L’esprit de Perriand animait le Studio d’Arte Palma: Bo Bardi aimait également travailler avec des artisans traditionnels et des matériaux naturels et locaux comme le cuir, la corde et le jacaranda. L’atelier a connu une durée éphémère: la production de meubles s’est avérée plus difficile que prévu et des contrefaçons sont très vite apparues.
"Je n’ai encore jamais vendu de meubles de Lina Bo Bardi d’origine", regrette Stanislas Gokelaere, marchand de design. "C’est extrêmement rare et il faut faire attention aux imitations ou aux attributions vagues. Les meubles de ses contemporains José Zanine Caldas et Joaquim Tenreiro sont beaucoup plus recherchés. Je compare volontiers Bo Bardi à Oscar Niemeyer: on se souviendra d’elle plus pour son travail d’architecte que pour son œuvre de designer."
Nouveaux univers
La commande du MASP marque le début de la carrière de Bo Bardi au Brésil. Elle se fait connaître pour ses résidences privée, mais répond aussi à des commandes publiques, telles que le Teatro Oficina (1984) et le SESC Pompéia (1982). Elle conçoit des bijoux, crée des vêtements et assure la scénographie pour des expositions.
"Je considère le musée non pas comme un lieu d’exposition d’œuvres ou d’objets d’art, mais comme une école."Lina Bo Bardi
Entre 1959 et 1963, elle dirige le Musée d’art moderne de Salvador de Bahia, à quelque 2.000 kilomètres de São Paolo. Ici également, son approche n’est pas conventionnelle. "Je considère le musée non pas comme un lieu d’exposition d’œuvres ou d’objets d’art, mais comme une école", déclare-t-elle lors de l’inauguration.
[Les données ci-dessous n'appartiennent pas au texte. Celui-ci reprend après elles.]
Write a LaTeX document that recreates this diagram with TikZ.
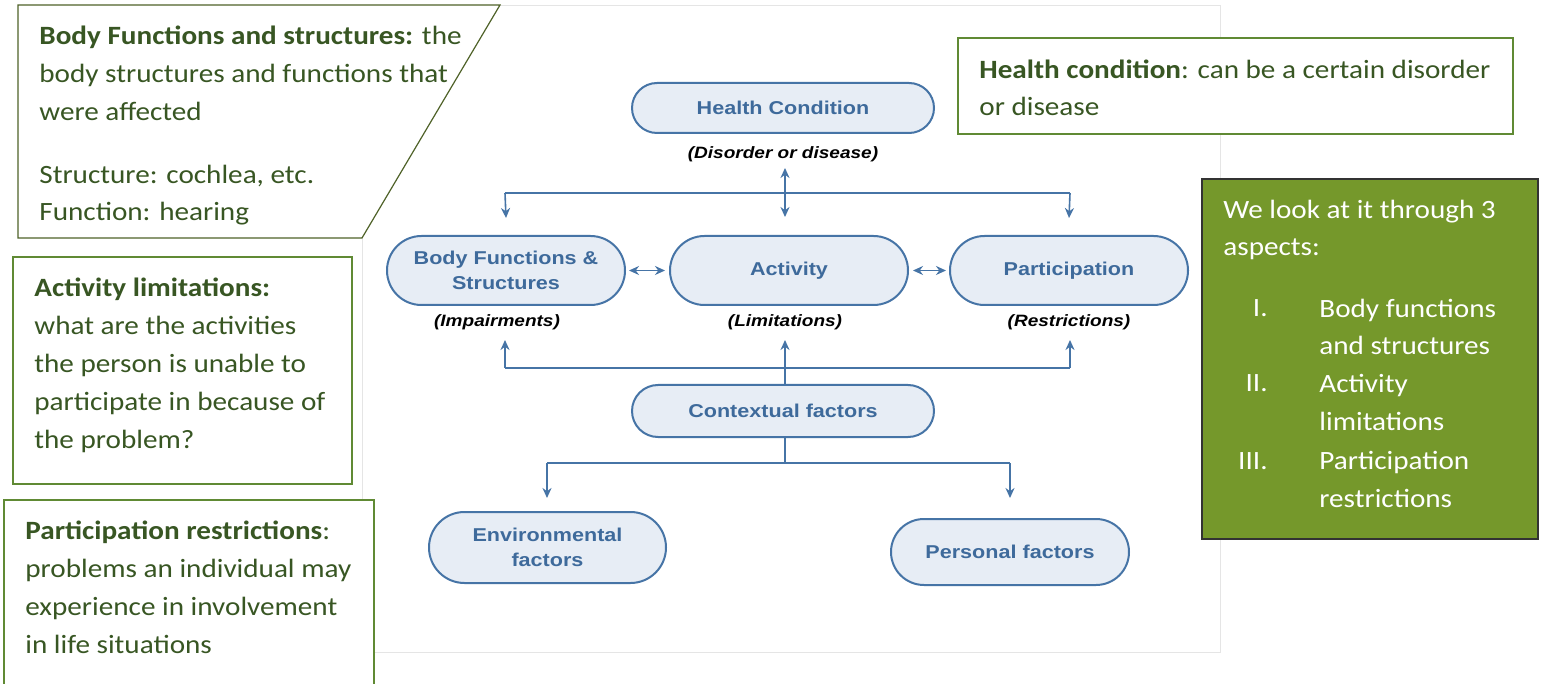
\documentclass[tikz,border=0pt]{standalone}
\usepackage{fontspec}
\setmainfont{Carlito}[FakeStretch=1.105]
\newfontfamily\arialf{Liberation Sans}[FakeStretch=1.16]
\usetikzlibrary{arrows.meta,calc,shapes.misc}
\definecolor{txtgreen}{RGB}{56,86,35}
\definecolor{boxgreen}{RGB}{96,138,52}
\definecolor{calloutline}{RGB}{79,98,40}
\definecolor{olivefill}{RGB}{117,152,43}
\definecolor{pillfill}{RGB}{231,237,245}
\definecolor{pillline}{RGB}{70,116,166}
\definecolor{pilltext}{RGB}{62,106,155}
\begin{document}
\begin{tikzpicture}[x=0.5pt,y=-0.5pt,
  pill/.style={rounded rectangle, draw=pillline, line width=1pt, fill=pillfill, text=pilltext,
    font=\arialf\bfseries\fontsize{9.3}{12.5}\selectfont, align=center, inner sep=0pt},
  lab/.style={font=\arialf\bfseries\itshape\fontsize{8.2}{10}\selectfont, text=black, inner sep=0pt},
  conn/.style={draw=pillline, line width=0.8pt},
  tip/.style={-{Stealth[length=5pt,width=4.5pt]}},
  dtip/.style={{Stealth[length=5pt,width=4.5pt]}-{Stealth[length=5pt,width=4.5pt]}},
  gtext/.style={text=txtgreen, font=\fontsize{13.2}{18.9}\selectfont, align=left, inner sep=0pt},
  wtext/.style={text=white, font=\fontsize{13.2}{18.9}\selectfont, align=left, inner sep=0pt},
  boxline/.style={draw=boxgreen, line width=0.6pt, fill=white}]
\useasboundingbox (0,0) rectangle (1543,684);
% diagram background
\draw[draw=black!10, fill=white] (362,5) rectangle (1220,652);
% pills
\node[pill, minimum width=151pt, minimum height=25pt] (hc) at (783,108) {Health Condition};
\node[lab] (hclab) at (783,154) {(Disorder or disease)};
\node[pill, minimum width=119pt, minimum height=34.5pt] (bfs) at (506,270.5) {Body Functions \&\\Structures};
\node[pill, minimum width=119pt, minimum height=34.5pt] (act) at (789,270.5) {Activity};
\node[pill, minimum width=119pt, minimum height=34.5pt] (par) at (1069,270.5) {Participation};
\node[lab] (bfslab) at (497,322) {(Impairments)};
\node[lab] (actlab) at (785,322) {(Limitations)};
\node[lab] (parlab) at (1069,322) {(Restrictions)};
\node[pill, minimum width=151pt, minimum height=26pt] (ctx) at (783,411) {Contextual factors};
\node[pill, minimum width=118.5pt, minimum height=35.5pt] (env) at (547.5,547.5) {Environmental\\factors};
\node[pill, minimum width=119pt, minimum height=33pt] (per) at (1010,552) {Personal factors};
% upper bus
\coordinate (busL) at (505,193);
\coordinate (busR) at (1070,193);
\coordinate (hcA) at (785,168);
\coordinate (hcB) at (785,217);
\draw[conn] (busL) -- (busR);
\draw[conn,tip] (busL) -- (bfs.north |- 0,218);
\draw[conn,tip] (busR) -- (par.north |- 0,218);
\draw[conn,dtip] (hcA) -- (hcB);
% horizontal links
\draw[conn,dtip,shorten <=1.5pt,shorten >=2pt] (bfs.east) -- (act.west);
\draw[conn,dtip,shorten <=2pt,shorten >=1.5pt] (act.east) -- (par.west);
% lower bus
\coordinate (lbL) at (505,368);
\coordinate (lbR) at (1070,368);
\coordinate (lbC) at (785,368);
\draw[conn] (lbL) -- (lbR);
\draw[conn,tip] (lbL) -- (505,340);
\draw[conn,tip] (lbR) -- (1070,340);
\draw[conn,tip] (ctx.north -| lbC) -- (785,340);
% contextual tree
\coordinate (cbC) at (785,463);
\coordinate (cbL) at (547,463);
\coordinate (cbR) at (1010,463);
\draw[conn] (ctx.south -| cbC) -- (cbC);
\draw[conn] (cbL) -- (cbR);
\draw[conn,tip] (cbL) -- (547,498);
\draw[conn,tip] (cbR) -- (1010,498);
% callouts
\draw[draw=calloutline, line width=0.6pt, fill=white] (18,5) -- (500,5) -- (362,238) -- (18,238) -- cycle;
\node[gtext, anchor=base west] (t1) at (39,221) {\textbf{Body Functions and structures:} the\\body structures and functions that\\were affected\\[12.5pt]Structure: cochlea, etc.\\Function: hearing};
\draw[boxline] (13,257) rectangle (352,484);
\node[gtext, anchor=base west] (t2) at (34,448) {\textbf{Activity limitations:}\\what are the activities\\the person is unable to\\participate in because of\\the problem?};
\draw[boxline] (4,700) -- (4,500) -- (374,500) -- (374,700);
\node[gtext, anchor=base west] (t3) at (25,653) {\textbf{Participation restrictions}:\\problems an individual may\\experience in involvement\\in life situations};
\draw[boxline] (958,38) rectangle (1513,134);
\node[gtext, anchor=base west] (t4) at (979,116) {\textbf{Health condition}: can be a certain disorder\\or disease};
\draw[draw=black!80, line width=0.6pt, fill=olivefill] (1202,179) rectangle (1538,539);
\node[wtext, anchor=base west] (t5) at (1223,256) {We look at it through 3\\aspects:};
\node[wtext, anchor=base east] (n1) at (1268,317) {I.};
\node[wtext, anchor=base east] (n2) at (1268,392) {II.};
\node[wtext, anchor=base east] (n3) at (1268,469) {III.};
\node[wtext, anchor=base west] (i1) at (1319,355) {Body functions\\and structures};
\node[wtext, anchor=base west] (i2) at (1319,430) {Activity\\limitations};
\node[wtext, anchor=base west] (i3) at (1319,507) {Participation\\restrictions};
\end{tikzpicture}
\end{document}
Et elle tient parole: le musée suit le calendrier de l’année académique et le bâtiment comporte des salles d’exposition et des ateliers d’art, de design et d’artisanat.
C’est précisément pour cette vision ‘out of the box’ que Bo Bardi reste une personnalité influente dans les domaines de l’éducation, de la culture et de l’architecture. "Lina Bo Bardi m’inspire énormément parce qu’elle était non seulement architecte, mais aussi directrice de musée et conceptrice d’expositions révolutionnaires", explique Diana Campbell Betancourt, conseillère artistique, curatrice de Frieze Projects et fan de Bo Bardi. "Elle est pour moi un modèle dans tout ce que je fais: elle a construit de nouveaux univers avec un savoir local et une vision internationale. Grâce à son travail, son pays d’adoption est devenu sa maison."
‘Lina Bo Bardi & Giancarlo Palanti, Studio d’Arte Palma 1948-1951’, du 25 octobre au 16 février au Designmuseum, Jan Breydelstraat 5, 9000 Gand.